Processor 401 may communicate with memory 403, which in one embodiment can be implemented via multiple memory devices to provide for a given amount of system memory. Memory 403 may include one or more volatile storage (or memory) devices such as random access memory (RAM), dynamic RAM (DRAM), synchronous DRAM (SDRAM), static RAM (SRAM), or other types of storage devices. Memory 403 may store information including sequences of instructions that are executed by processor 401, or any other device. For example, executable code and/or data of a variety of operating systems, device drivers, firmware (e.g., input output basic system or BIOS), and/or applications can be loaded in memory 403 and executed by processor 401. An operating system can be any kind of operating systems, such as, for example, Windows© operating system from Microsoft©, Mac OS©/iOS© from Apple, Android© from Google©, Linux©, Unix©, or other real-time or embedded operating systems such as VxWorks.


System 400 may further include IO devices such as devices (e.g., 405, 406, 407, 408) including network interface device(s) 405, optional input device(s) 406, and other optional IO device(s) 407. Network interface device(s) 405 may include a wireless transceiver and/or a network interface card (NIC). The wireless transceiver may be a WiFi transceiver, an infrared transceiver, a Bluetooth transceiver, a WiMax transceiver, a wireless cellular telephony transceiver, a satellite transceiver (e.g., a global positioning system (GPS) transceiver), or other radio frequency (RF) transceivers, or a combination thereof. The NIC may be an Ethernet card.


Input device(s) 406 may include a mouse, a touch pad, a touch sensitive screen (which may be integrated with a display device of optional graphics subsystem 404), a pointer device such as a stylus, and/or a keyboard (e.g., physical keyboard or a virtual keyboard displayed as part of a touch sensitive screen). For example, input device(s) 406 may include a touch screen controller coupled to a touch screen. The touch screen and touch screen controller can, for example, detect contact and movement or break thereof using any of a plurality of touch sensitivity technologies, including but not limited to capacitive, resistive, infrared, and surface acoustic wave technologies, as well as other proximity sensor arrays or other elements for determining one or more points of contact with the touch screen.


IO devices 407 may include an audio device. An audio device may include a speaker and/or a microphone to facilitate voice-enabled functions, such as voice recognition, voice replication, digital recording, and/or telephony functions. Other IO devices 407 may further include universal serial bus (USB) port(s), parallel port(s), serial port(s), a printer, a network interface, a bus bridge (e.g., a PCI-PCI bridge), sensor(s) (e.g., a motion sensor such as an accelerometer, gyroscope, a magnetometer, a light sensor, compass, a proximity sensor, etc.), or a combination thereof. IO device(s) 407 may further include an imaging processing subsystem (e.g., a camera), which may include an optical sensor, such as a charged coupled device (CCD) or a complementary metal-oxide semiconductor (CMOS) optical sensor, utilized to facilitate camera functions, such as recording photographs and video clips.
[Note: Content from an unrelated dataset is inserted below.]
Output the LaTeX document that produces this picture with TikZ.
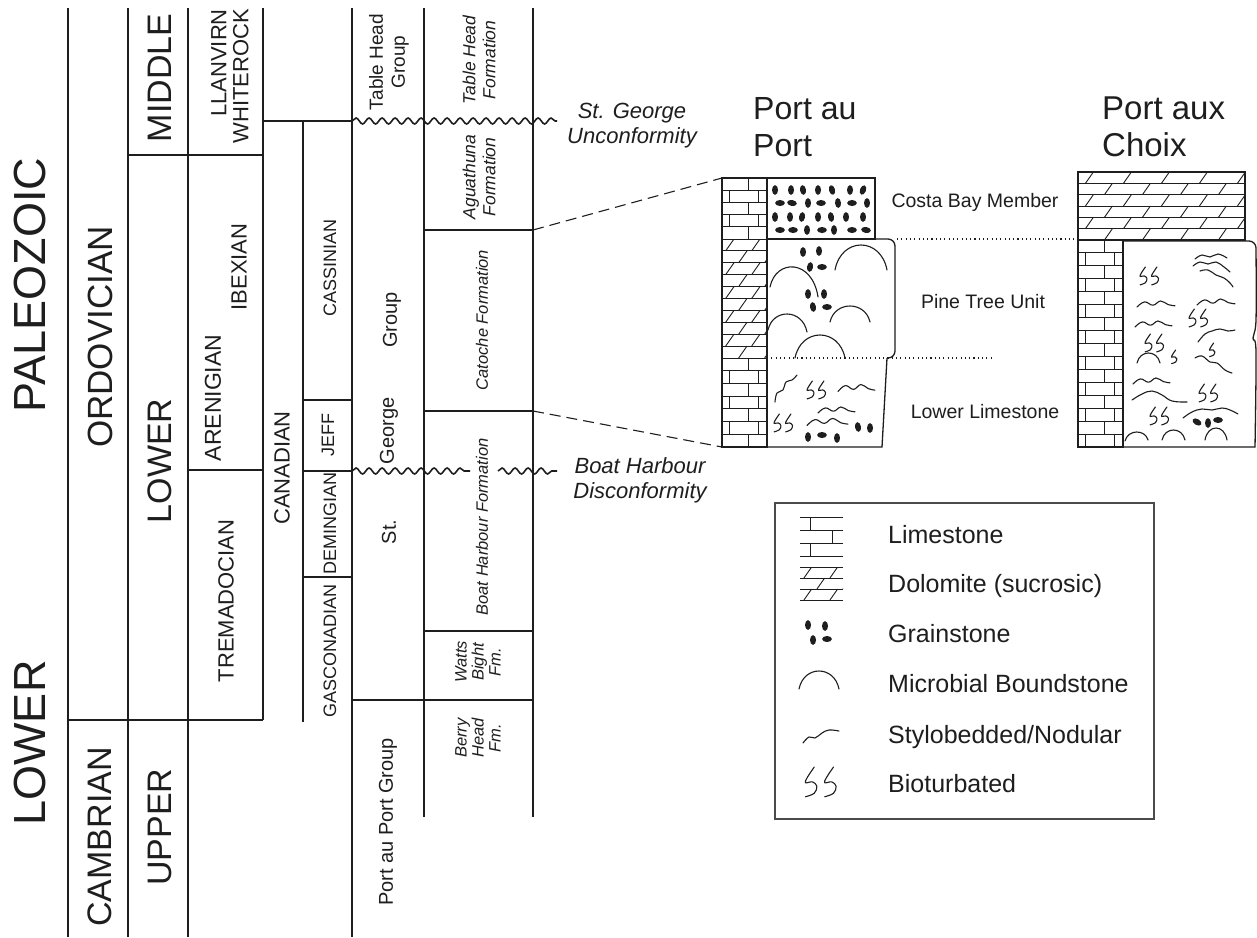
\documentclass[tikz,border=0pt]{standalone}
\usepackage{fontspec}
\setmainfont{Liberation Sans}
\usetikzlibrary{decorations.pathmorphing}
\definecolor{ink}{RGB}{30,30,30}
\newcommand\fsz[2]{\fontsize{#1}{#2}\selectfont}
\tikzset{
  ln/.style={draw=ink, line width=1.3pt},
  pat/.style={draw=ink, line width=0.9pt},
  sym/.style={draw=ink, line width=1.1pt, line cap=round, line join=round},
  wavy/.style={draw=ink, line width=1.6pt, decorate, decoration={snake, amplitude=3pt, segment length=13pt}},
  con/.style={draw=ink, line width=1.1pt, dash pattern=on 11pt off 6pt},
  dotl/.style={draw=ink, line width=1.1pt, dash pattern=on 1.1pt off 3.2pt},
  lbl/.style={text=ink, inner sep=0pt},
  vlbl/.style={lbl, rotate=90},
}
% limestone brick rows: x1 y1 x2 y2 nrows
\newcommand\limestone[5]{%
  \pgfmathsetmacro\lrh{(#4-#2)/#5}%
  \pgfmathsetmacro\lww{#3-#1}%
  \foreach \i in {1,...,#5}{%
    \pgfmathsetmacro\lya{#2+(\i-1)*\lrh}%
    \pgfmathsetmacro\lyb{#2+\i*\lrh}%
    \draw[pat] (#1,\lyb) -- (#3,\lyb);
    \ifodd\i
      \draw[pat] ({#1+0.58*\lww},\lya) -- ({#1+0.58*\lww},\lyb);
    \else
      \draw[pat] ({#1+0.16*\lww},\lya) -- ({#1+0.16*\lww},\lyb);
      \draw[pat] ({#1+0.80*\lww},\lya) -- ({#1+0.80*\lww},\lyb);
    \fi
  }%
}
% dolomite rows: x1 y1 x2 y2 nrows spacing
\newcommand\dolomite[6]{%
  \begin{scope}
  \clip (#1,#2) rectangle (#3,#4);
  \pgfmathsetmacro\drh{(#4-#2)/#5}%
  \pgfmathtruncatemacro\dnk{(#3-#1)/#6+1}%
  \draw[pat] (#1,#2) -- (#3,#2);
  \foreach \i in {1,...,#5}{%
    \pgfmathsetmacro\dya{#2+(\i-1)*\drh}%
    \pgfmathsetmacro\dyb{#2+\i*\drh}%
    \pgfmathsetmacro\dofs{mod(\i,2)==1 ? 0.3*#6 : 0.8*#6}%
    \draw[pat] (#1,\dyb) -- (#3,\dyb);
    \foreach \k in {0,...,\dnk}{%
      \draw[pat] ({#1+\dofs+\k*#6-0.35*\drh},\dyb) -- ({#1+\dofs+\k*#6+0.35*\drh},\dya);
    }%
  }%
  \end{scope}%
}
\newcommand\grain[3]{\fill[ink,shift={(#1,#2)},rotate=#3] (0,0) ellipse [x radius=3, y radius=4.9];}
\newcommand\dome[5]{\draw[sym] (#1,#2) .. controls ({#1+0.12*(#3-#1)},{(4*#5-(#2+#4)/2)/3}) and ({#3-0.12*(#3-#1)},{(4*#5-(#2+#4)/2)/3}) .. (#3,#4);}
\newcommand\wig[4]{\draw[sym] plot[smooth,tension=0.7] coordinates {({#1},{#2+#4}) ({#1+0.2*#3},{#2-0.7*#4}) ({#1+0.42*#3},{#2+0.4*#4}) ({#1+0.62*#3},{#2-#4}) ({#1+0.82*#3},{#2+0.2*#4}) ({#1+#3},{#2+0.6*#4})};}
\newcommand\bioglyph[3]{\draw[sym,shift={(#1,#2)},scale=#3] plot[smooth,tension=.6] coordinates {(7,0)(3,6)(2,9)(6,8.5)(8.5,11)(7,15)(2,17)};}
\newcommand\bio[3]{\bioglyph{#1}{#2}{#3}\bioglyph{#1+11*#3}{#2}{#3}}
\begin{document}
\begin{tikzpicture}[x=1pt,y=-1pt]
\useasboundingbox (0,0) rectangle (1257,937);
\fill[white] (0,0) rectangle (1257,937);

% ---------- stratigraphic table ----------
\draw[ln] (68,8) -- (68,937);
\draw[ln] (128,8) -- (128,937);
\draw[ln] (188,8) -- (188,937);
\draw[ln] (263,8) -- (263,720);
\draw[ln] (303,121) -- (303,722);
\draw[ln] (352,8) -- (352,937);
\draw[ln] (424,8) -- (424,817);
\draw[ln] (533,8) -- (533,817);
\draw[ln] (68,720) -- (263,720);
\draw[ln] (128,155) -- (263,155);
\draw[ln] (188,470) -- (263,470);
\draw[ln] (263,121) -- (352,121);
\draw[ln] (303,400) -- (352,400);
\draw[ln] (303,471) -- (352,471);
\draw[ln] (303,577) -- (352,577);
\draw[ln] (424,230) -- (533,230);
\draw[ln] (424,411) -- (533,411);
\draw[ln] (424,631) -- (533,631);
\draw[ln] (352,700) -- (533,700);
\draw[wavy] (352,121) -- (557,121);
\draw[wavy] (352,471) -- (470,471);
\draw[wavy] (498,471) -- (557,471);

\node[vlbl, font=\fsz{45}{50}] (paleo) at (30,285) {PALEOZOIC};
\node[vlbl, font=\fsz{45}{50}] (lowera) at (30,743) {LOWER};
\node[vlbl, font=\fsz{35}{40}] (ordo) at (100,337) {ORDOVICIAN};
\node[vlbl, font=\fsz{34}{40}] (camb) at (100,837) {CAMBRIAN};
\node[vlbl, font=\fsz{34}{40}] (middle) at (160,78) {MIDDLE};
\node[vlbl, font=\fsz{34}{40}] (lowerb) at (160,461) {LOWER};
\node[vlbl, font=\fsz{34}{40}] (upper) at (160,827) {UPPER};
\node[vlbl, font=\fsz{22}{22}, align=right, anchor=east] (llan) at (230,9) {LLANVIRN\\WHITEROCK};
\node[vlbl, font=\fsz{23}{26}] (aren) at (213,398) {ARENIGIAN};
\node[vlbl, font=\fsz{22}{26}] (ibex) at (239,267) {IBEXIAN};
\node[vlbl, font=\fsz{22}{26}] (trem) at (226,601) {TREMADOCIAN};
\node[vlbl, font=\fsz{22}{26}] (canad) at (282,468) {CANADIAN};
\node[vlbl, font=\fsz{18}{22}] (cass) at (330,268) {CASSINIAN};
\node[vlbl, font=\fsz{18}{22}] (jeff) at (328,435) {JEFF};
\node[vlbl, font=\fsz{18}{22}] (deming) at (330,523) {DEMINGIAN};
\node[vlbl, font=\fsz{18}{22}] (gascon) at (330,651) {GASCONADIAN};
\node[vlbl, font=\fsz{19}{22}, align=center] (thg) at (389,62) {Table Head\\Group};
\node[vlbl, font=\fsz{20}{24}] (group) at (392,320) {Group};
\node[vlbl, font=\fsz{20}{24}] (george) at (389,431) {George};
\node[vlbl, font=\fsz{20}{24}] (st) at (389,532) {St.};
\node[vlbl, font=\fsz{20}{24}] (papg) at (388,822) {Port au Port Group};
\node[vlbl, font=\fsz{17.5}{20}\itshape, align=center] (thf) at (479,60) {Table Head\\Formation};
\node[vlbl, font=\fsz{17.5}{20}\itshape, align=center] (agu) at (479,177) {Aguathuna\\Formation};
\node[vlbl, font=\fsz{16.5}{19}\itshape] (cat) at (482,320) {Catoche Formation};
\node[vlbl, font=\fsz{16.5}{19}\itshape] (bh) at (482,527) {Boat Harbour Formation};
\node[vlbl, font=\fsz{16.5}{17}\itshape, align=center] (watts) at (478,662) {Watts\\Bight\\Fm.};
\node[vlbl, font=\fsz{16.5}{17}\itshape, align=center] (berry) at (478,738) {Berry\\Head\\Fm.};

\node[lbl, font=\fsz{22}{25}\itshape, align=center] (sgu) at (632,126) {St. George\\Unconformity};
\node[lbl, font=\fsz{22}{25}\itshape, align=center] (bhd) at (640,480) {Boat Harbour\\Disconformity};

% ---------- Port au Port column ----------
\node[lbl, font=\fsz{32}{37}, align=left, anchor=north west] (pap) at (753,97) {Port au\\Port};
\limestone{722}{178}{767}{239}{5}
\dolomite{722}{239}{767}{358}{10}{26}
\limestone{722}{358}{767}{447}{7}
\draw[ln] (722,178) rectangle (767,447);
\draw[ln] (767,178) rectangle (875,239);
\draw[ln, rounded corners=7pt] (875,239) -- (895,239) -- (895,358) -- (887,358);
\draw[ln] (887,358) -- (882,447) -- (767,447);
\coordinate (pptop) at (722,178);
\coordinate (ppbot) at (722,447);
\coordinate (agubase) at (533,230);
\coordinate (catbase) at (533,411);
\draw[con] (agubase) -- (pptop);
\draw[con] (catbase) -- (ppbot);

% grainstone
\foreach \x/\a in {775/0,791/0,803/10,818/0,832/15,850/0,863/-20} {\grain{\x}{190}{\a}}
\foreach \x/\a in {780/90,792/80,808/0,821/90,838/5,852/90,867/0} {\grain{\x}{203}{\a}}
\foreach \x/\a in {775/0,790/0,802/-10,818/0,831/10,846/0,863/0} {\grain{\x}{217}{\a}}
\foreach \x/\a in {780/90,793/90,807/0,822/90,834/0,852/90,866/80} {\grain{\x}{230}{\a}}
% pine tree unit
\grain{803}{252}{0}\grain{819}{251}{0}\grain{810}{267}{-10}\grain{822}{267}{90}
\grain{808}{294}{0}\grain{824}{294}{0}\grain{813}{307}{10}\grain{827}{307}{90}
\dome{835}{270}{887}{270}{245}
\dome{770}{287}{818}{297}{267}
\dome{768}{330}{807}{332}{314}
\dome{830}{322}{870}{322}{306}
\dome{795}{358}{845}{358}{335}
% lower limestone
\draw[sym] plot[smooth,tension=.7] coordinates {(775,402)(777,393)(783,390)(786,382)(792,380)(797,375)};
\bio{805}{381}{1.05}
\wig{838}{388}{37}{3.5}
\bio{772}{414}{1.05}
\wig{818}{410}{37}{3}
\wig{807}{422}{41}{3.5}
\grain{858}{427}{10}\grain{870}{428}{0}\grain{808}{437}{0}\grain{822}{435}{90}\grain{837}{438}{0}

% dotted correlation lines
\coordinate (ct1) at (897,239);
\coordinate (ct2) at (1078,239);
\coordinate (pt1) at (767,358);
\coordinate (pt2) at (993,358);
\draw[dotl] (ct1) -- (ct2);
\draw[dotl] (pt1) -- (pt2);

\node[lbl, font=\fsz{19.5}{22}] (costa) at (975,202) {Costa Bay Member};
\node[lbl, font=\fsz{19.5}{22}] (pine) at (983,302) {Pine Tree Unit};
\node[lbl, font=\fsz{19.5}{22}] (lowls) at (985,412) {Lower Limestone};

% ---------- Port aux Choix column ----------
\node[lbl, font=\fsz{33}{37}, align=left, anchor=north west] (pac) at (1102,97) {Port aux\\Choix};
\dolomite{1078}{172}{1245}{240}{6}{38}
\draw[ln] (1078,172) rectangle (1245,240);
\limestone{1078}{240}{1123}{447}{16}
\draw[ln] (1078,240) rectangle (1123,447);
\draw[ln] (1123,241) -- (1249,241) to[out=0,in=90] (1256,248)
   plot[smooth,tension=.6] coordinates {(1256,248)(1256,320)(1253,338)(1256,352)(1255,447)} -- (1123,447);
\bio{1138}{267}{1.05}
\draw[sym] plot[smooth,tension=.7] coordinates {(1195,259)(1202,255)(1210,257)(1218,254)(1227,258)};
\draw[sym] plot[smooth,tension=.7] coordinates {(1193,266)(1200,262)(1208,264)(1216,262)(1224,267)(1230,272)};
\draw[sym] plot[smooth,tension=.7] coordinates {(1200,271)(1208,270)(1216,275)(1224,278)(1230,283)(1233,287)};
\wig{1137}{304}{38}{3}
\wig{1197}{302}{38}{3}
\bio{1187}{309}{1.05}
\wig{1135}{324}{37}{3}
\draw[sym] plot[smooth,tension=.7] coordinates {(1198,342)(1205,334)(1212,331)(1220,329)(1228,331)(1235,330)};
\bio{1143}{334}{1.05}
\dome{1137}{363}{1160}{363}{353}
\bioglyph{1170}{350}{0.8}
\bioglyph{1208}{343}{0.8}
\draw[sym] plot[smooth,tension=.7] coordinates {(1195,358)(1202,356)(1210,362)(1217,363)(1225,370)(1232,373)};
\wig{1133}{381}{37}{3}
\draw[sym] plot[smooth,tension=.7] coordinates {(1132,400)(1142,394)(1152,391)(1162,395)(1172,401)(1187,402)};
\bio{1197}{384}{1.05}
\bio{1148}{407}{1.05}
\draw[sym] plot[smooth,tension=.7] coordinates {(1183,418)(1192,412)(1202,409)(1212,410)(1222,408)(1230,410)(1238,414)};
\grain{1197}{422}{60}\grain{1208}{423}{0}\grain{1218}{420}{90}
\dome{1125}{441}{1148}{440}{432}
\dome{1162}{440}{1185}{440}{430}
\dome{1205}{440}{1227}{440}{428}

% ---------- legend ----------
\draw[ln, draw=ink!80] (775,503) rectangle (1154,819);
\draw[pat] (800,517)--(843,517) (800,530)--(843,530) (800,543)--(843,543) (800,556)--(843,556)
  (810,517)--(810,530) (832,530)--(832,543) (810,543)--(810,556);
\dolomite{800}{567}{843}{600}{3}{26}
\grain{808}{625}{0}\grain{825}{626}{0}\grain{813}{640}{0}\grain{827}{639}{90}
\dome{799}{689}{839}{689}{671}
\draw[sym] plot[smooth,tension=.7] coordinates {(803,743)(809,737)(815,738)(822,733)(829,730)(839,731)};
\bio{802}{767}{1.75}
\node[lbl, font=\fsz{25}{28}, anchor=base west] (lg1) at (888,543) {Limestone};
\node[lbl, font=\fsz{25}{28}, anchor=base west] (lg2) at (888,592) {Dolomite (sucrosic)};
\node[lbl, font=\fsz{25}{28}, anchor=base west] (lg3) at (888,642) {Grainstone};
\node[lbl, font=\fsz{25}{28}, anchor=base west] (lg4) at (888,692) {Microbial Boundstone};
\node[lbl, font=\fsz{25}{28}, anchor=base west] (lg5) at (888,743) {Stylobedded/Nodular};
\node[lbl, font=\fsz{25}{28}, anchor=base west] (lg6) at (888,792) {Bioturbated};
\end{tikzpicture}
\end{document}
Certain sensors may be coupled to interconnect 410 via a sensor hub (not shown), while other devices such as a keyboard or thermal sensor may be controlled by an embedded controller (not shown), dependent upon the specific configuration or design of system 400.


To provide for persistent storage of information such as data, applications, one or more operating systems and so forth, a mass storage (not shown) may also couple to processor 401. In various embodiments, to enable a thinner and lighter system design as well as to improve system responsiveness, this mass storage may be implemented via a solid state device (SSD). However, in other embodiments, the mass storage may primarily be implemented using a hard disk drive (HDD) with a smaller amount of SSD storage to act as a SSD cache to enable non-volatile storage of context state and other such information during power down events so that a fast power up can occur on re-initiation of system activities. Also a flash device may be coupled to processor 401, e.g., via a serial peripheral interface (SPI). This flash device may provide for non-volatile storage of system software, including a basic input/output software (BIOS) as well as other firmware of the system.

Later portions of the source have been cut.